The request:
Restate each of the lines below word for word and drop every picture.

--------

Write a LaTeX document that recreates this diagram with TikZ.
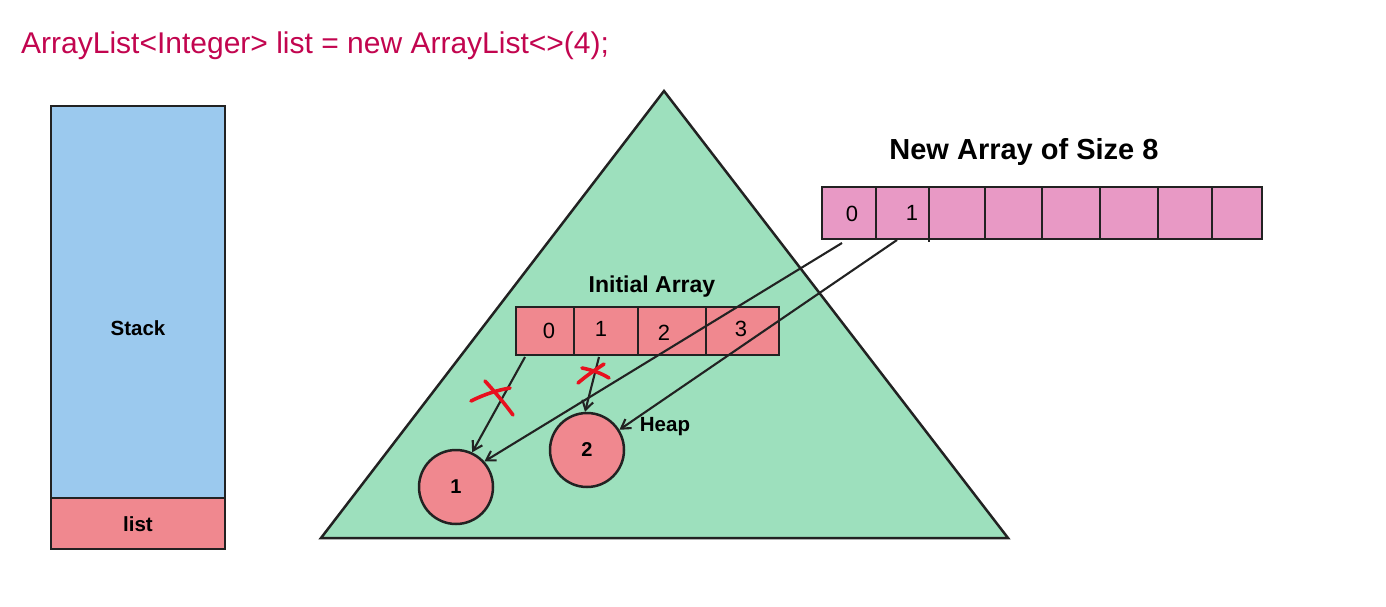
\documentclass[tikz,border=0pt]{standalone}
\usepackage{fontspec}
\setmainfont{Liberation Sans}
\usetikzlibrary{arrows.meta}
\definecolor{titlecol}{HTML}{C2054F}
\definecolor{stackblue}{HTML}{9BC9EE}
\definecolor{listred}{HTML}{F0888F}
\definecolor{heapgreen}{HTML}{9DE0BD}
\definecolor{newpink}{HTML}{E899C5}
\definecolor{ink}{HTML}{222222}
\definecolor{crossred}{HTML}{E8101E}
\tikzset{
  x=1pt, y=-1pt,
  outline/.style={draw=ink, line width=2.5pt},
  cell/.style={outline, fill=listred},
  newcell/.style={outline, fill=newpink},
  lbl/.style={font=\fontsize{20.5}{23}\selectfont\bfseries, text=black},
  num/.style={font=\fontsize{22}{24}\selectfont, text=black},
  ptr/.style={draw=ink, line width=2.1pt, -{Straight Barb[length=9pt,width=11pt,line width=2.1pt]}},
  cross/.style={draw=crossred, line width=3.6pt, line cap=round},
  heapobj/.style={circle, outline, fill=listred, minimum size=74pt, inner sep=0pt, font=\fontsize{20}{22}\selectfont\bfseries}
}
\begin{document}
\begin{tikzpicture}
\useasboundingbox (0,0) rectangle (1386,607);
% title
\node[anchor=west, text=titlecol, font=\fontsize{30}{34}\selectfont, inner sep=0pt] (title) at (21,46) {ArrayList<Integer> list = new ArrayList<>(4);};
% stack
\draw[outline, fill=stackblue] (51,106) rectangle (225,498);
\node[lbl] (stack) at (138,328) {Stack};
\draw[outline, fill=listred] (51,498) rectangle (225,549);
\node[lbl] (listvar) at (138,524) {list};
% heap triangle
\draw[outline, fill=heapgreen] (664,91) -- (1008,538) -- (321,538) -- cycle;
\node[lbl] (heaplbl) at (665,427) {Heap};
% initial array
\node[font=\fontsize{23}{26}\selectfont\bfseries] (inittitle) at (652,287) {Initial Array};
\draw[cell] (516,307) rectangle (779,355);
\draw[outline] (574,307) -- (574,355) (638,307) -- (638,355) (706,307) -- (706,355);
\node[num] (i0) at (549,331) {0};
\node[num] (i1) at (601,329) {1};
\node[num] (i2) at (664,333) {2};
\node[num] (i3) at (741,329) {3};
\coordinate (i0b) at (525,357);
\coordinate (i1b) at (599,357);
% heap objects
\node[heapobj] (o1) at (456,487) {1};
\node[heapobj] (o2) at (587,450) {2};
% new array
\node[font=\fontsize{29}{32}\selectfont\bfseries] (newtitle) at (1024,152) {New Array of Size 8};
\draw[newcell] (822,187) rectangle (1262,239);
\draw[outline] (876,187) -- (876,239) (929,187) -- (929,242) (985,187) -- (985,239)
  (1042,187) -- (1042,240) (1100,187) -- (1100,239) (1158,187) -- (1158,240) (1212,187) -- (1212,240);
\node[num] (n0) at (852,214) {0};
\node[num] (n1) at (912,213) {1};
\coordinate (n0b) at (842,243);
\coordinate (n1b) at (897,240);
% pointers
\draw[ptr] (i0b) -- (o1.65);
\draw[ptr] (i1b) -- (o2.93);
\draw[ptr] (n0b) -- (o1.42);
\draw[ptr] (n1b) -- (o2.32);
% crosses
\draw[cross] (471,401) .. controls (485,394) and (498,390) .. (510,388);
\draw[cross] (485,381) .. controls (495,392) and (505,404) .. (513,415);
\draw[cross] (578,383) .. controls (586,376) and (595,370) .. (604,364);
\draw[cross] (582,368) .. controls (592,370) and (601,373) .. (609,378);
\end{tikzpicture}
\end{document}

--------

Correct output:
Write a LaTeX document that recreates this diagram with TikZ.
\documentclass[tikz,border=0pt]{standalone}
\usepackage{fontspec}
\setmainfont{Liberation Sans}
\usetikzlibrary{arrows.meta}
\definecolor{titlecol}{HTML}{C2054F}
\definecolor{stackblue}{HTML}{9BC9EE}
\definecolor{listred}{HTML}{F0888F}
\definecolor{heapgreen}{HTML}{9DE0BD}
\definecolor{newpink}{HTML}{E899C5}
\definecolor{ink}{HTML}{222222}
\definecolor{crossred}{HTML}{E8101E}
\tikzset{
  x=1pt, y=-1pt,
  outline/.style={draw=ink, line width=2.5pt},
  cell/.style={outline, fill=listred},
  newcell/.style={outline, fill=newpink},
  lbl/.style={font=\fontsize{20.5}{23}\selectfont\bfseries, text=black},
  num/.style={font=\fontsize{22}{24}\selectfont, text=black},
  ptr/.style={draw=ink, line width=2.1pt, -{Straight Barb[length=9pt,width=11pt,line width=2.1pt]}},
  cross/.style={draw=crossred, line width=3.6pt, line cap=round},
  heapobj/.style={circle, outline, fill=listred, minimum size=74pt, inner sep=0pt, font=\fontsize{20}{22}\selectfont\bfseries}
}
\begin{document}
\begin{tikzpicture}
\useasboundingbox (0,0) rectangle (1386,607);
% title
\node[anchor=west, text=titlecol, font=\fontsize{30}{34}\selectfont, inner sep=0pt] (title) at (21,46) {ArrayList<Integer> list = new ArrayList<>(4);};
% stack
\draw[outline, fill=stackblue] (51,106) rectangle (225,498);
\node[lbl] (stack) at (138,328) {Stack};
\draw[outline, fill=listred] (51,498) rectangle (225,549);
\node[lbl] (listvar) at (138,524) {list};
% heap triangle
\draw[outline, fill=heapgreen] (664,91) -- (1008,538) -- (321,538) -- cycle;
\node[lbl] (heaplbl) at (665,427) {Heap};
% initial array
\node[font=\fontsize{23}{26}\selectfont\bfseries] (inittitle) at (652,287) {Initial Array};
\draw[cell] (516,307) rectangle (779,355);
\draw[outline] (574,307) -- (574,355) (638,307) -- (638,355) (706,307) -- (706,355);
\node[num] (i0) at (549,331) {0};
\node[num] (i1) at (601,329) {1};
\node[num] (i2) at (664,333) {2};
\node[num] (i3) at (741,329) {3};
\coordinate (i0b) at (525,357);
\coordinate (i1b) at (599,357);
% heap objects
\node[heapobj] (o1) at (456,487) {1};
\node[heapobj] (o2) at (587,450) {2};
% new array
\node[font=\fontsize{29}{32}\selectfont\bfseries] (newtitle) at (1024,152) {New Array of Size 8};
\draw[newcell] (822,187) rectangle (1262,239);
\draw[outline] (876,187) -- (876,239) (929,187) -- (929,242) (985,187) -- (985,239)
  (1042,187) -- (1042,240) (1100,187) -- (1100,239) (1158,187) -- (1158,240) (1212,187) -- (1212,240);
\node[num] (n0) at (852,214) {0};
\node[num] (n1) at (912,213) {1};
\coordinate (n0b) at (842,243);
\coordinate (n1b) at (897,240);
% pointers
\draw[ptr] (i0b) -- (o1.65);
\draw[ptr] (i1b) -- (o2.93);
\draw[ptr] (n0b) -- (o1.42);
\draw[ptr] (n1b) -- (o2.32);
% crosses
\draw[cross] (471,401) .. controls (485,394) and (498,390) .. (510,388);
\draw[cross] (485,381) .. controls (495,392) and (505,404) .. (513,415);
\draw[cross] (578,383) .. controls (586,376) and (595,370) .. (604,364);
\draw[cross] (582,368) .. controls (592,370) and (601,373) .. (609,378);
\end{tikzpicture}
\end{document}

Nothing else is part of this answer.